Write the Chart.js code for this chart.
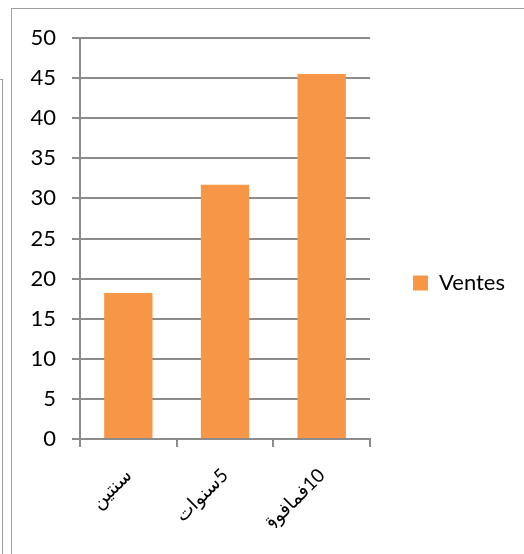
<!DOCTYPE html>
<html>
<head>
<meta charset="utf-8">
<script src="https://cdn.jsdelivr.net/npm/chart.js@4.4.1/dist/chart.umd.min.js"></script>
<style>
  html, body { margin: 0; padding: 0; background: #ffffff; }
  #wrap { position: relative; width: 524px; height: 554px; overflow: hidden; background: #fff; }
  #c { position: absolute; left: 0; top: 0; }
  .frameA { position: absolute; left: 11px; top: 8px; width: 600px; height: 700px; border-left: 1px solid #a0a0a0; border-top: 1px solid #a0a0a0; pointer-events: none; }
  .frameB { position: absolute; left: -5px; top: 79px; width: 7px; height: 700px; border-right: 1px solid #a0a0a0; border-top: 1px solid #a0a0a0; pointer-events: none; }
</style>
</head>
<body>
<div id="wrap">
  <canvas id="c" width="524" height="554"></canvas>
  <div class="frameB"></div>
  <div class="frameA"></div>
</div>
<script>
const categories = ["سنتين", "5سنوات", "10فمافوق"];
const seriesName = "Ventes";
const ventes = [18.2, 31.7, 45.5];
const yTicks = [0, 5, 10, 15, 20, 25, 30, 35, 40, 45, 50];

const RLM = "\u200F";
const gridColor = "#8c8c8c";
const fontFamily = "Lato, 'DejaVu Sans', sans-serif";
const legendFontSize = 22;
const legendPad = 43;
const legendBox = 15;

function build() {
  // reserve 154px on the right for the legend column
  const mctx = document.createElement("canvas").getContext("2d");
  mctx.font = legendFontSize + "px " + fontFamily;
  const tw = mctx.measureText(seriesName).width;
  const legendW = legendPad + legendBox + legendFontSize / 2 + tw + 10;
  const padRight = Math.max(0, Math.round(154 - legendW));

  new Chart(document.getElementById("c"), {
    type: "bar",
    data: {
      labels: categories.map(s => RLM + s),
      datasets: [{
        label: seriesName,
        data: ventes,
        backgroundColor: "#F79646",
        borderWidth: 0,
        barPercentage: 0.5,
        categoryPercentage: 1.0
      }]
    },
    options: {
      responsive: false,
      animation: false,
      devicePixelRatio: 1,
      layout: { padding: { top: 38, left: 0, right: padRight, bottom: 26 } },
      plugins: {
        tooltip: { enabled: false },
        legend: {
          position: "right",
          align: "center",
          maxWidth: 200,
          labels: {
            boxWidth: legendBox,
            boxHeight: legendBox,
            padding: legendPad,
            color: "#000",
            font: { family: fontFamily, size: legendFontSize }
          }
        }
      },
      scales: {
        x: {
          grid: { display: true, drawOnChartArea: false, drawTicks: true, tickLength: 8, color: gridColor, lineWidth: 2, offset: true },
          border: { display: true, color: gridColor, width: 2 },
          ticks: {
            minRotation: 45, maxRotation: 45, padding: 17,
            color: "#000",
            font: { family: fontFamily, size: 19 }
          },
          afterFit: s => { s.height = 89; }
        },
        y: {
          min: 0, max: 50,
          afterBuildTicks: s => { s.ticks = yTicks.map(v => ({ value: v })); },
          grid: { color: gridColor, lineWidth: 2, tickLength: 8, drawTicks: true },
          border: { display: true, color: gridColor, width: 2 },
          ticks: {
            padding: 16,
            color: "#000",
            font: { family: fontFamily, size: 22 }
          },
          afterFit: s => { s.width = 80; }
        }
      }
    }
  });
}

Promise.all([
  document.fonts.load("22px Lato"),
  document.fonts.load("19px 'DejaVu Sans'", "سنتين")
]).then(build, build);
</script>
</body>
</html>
══════════════════════════════
» The exercise:
Could the lines from the top of the material through the line with "const padRight = Math.max(0, Math.round(154" be repeated exactly, pictures left out?

» Expected answer:
Write the Chart.js code for this chart.
<!DOCTYPE html>
<html>
<head>
<meta charset="utf-8">
<script src="https://cdn.jsdelivr.net/npm/chart.js@4.4.1/dist/chart.umd.min.js"></script>
<style>
  html, body { margin: 0; padding: 0; background: #ffffff; }
  #wrap { position: relative; width: 524px; height: 554px; overflow: hidden; background: #fff; }
  #c { position: absolute; left: 0; top: 0; }
  .frameA { position: absolute; left: 11px; top: 8px; width: 600px; height: 700px; border-left: 1px solid #a0a0a0; border-top: 1px solid #a0a0a0; pointer-events: none; }
  .frameB { position: absolute; left: -5px; top: 79px; width: 7px; height: 700px; border-right: 1px solid #a0a0a0; border-top: 1px solid #a0a0a0; pointer-events: none; }
</style>
</head>
<body>
<div id="wrap">
  <canvas id="c" width="524" height="554"></canvas>
  <div class="frameB"></div>
  <div class="frameA"></div>
</div>
<script>
const categories = ["سنتين", "5سنوات", "10فمافوق"];
const seriesName = "Ventes";
const ventes = [18.2, 31.7, 45.5];
const yTicks = [0, 5, 10, 15, 20, 25, 30, 35, 40, 45, 50];

const RLM = "\u200F";
const gridColor = "#8c8c8c";
const fontFamily = "Lato, 'DejaVu Sans', sans-serif";
const legendFontSize = 22;
const legendPad = 43;
const legendBox = 15;

function build() {
  // reserve 154px on the right for the legend column
  const mctx = document.createElement("canvas").getContext("2d");
  mctx.font = legendFontSize + "px " + fontFamily;
  const tw = mctx.measureText(seriesName).width;
  const legendW = legendPad + legendBox + legendFontSize / 2 + tw + 10;
  const padRight = Math.max(0, Math.round(154 - legendW));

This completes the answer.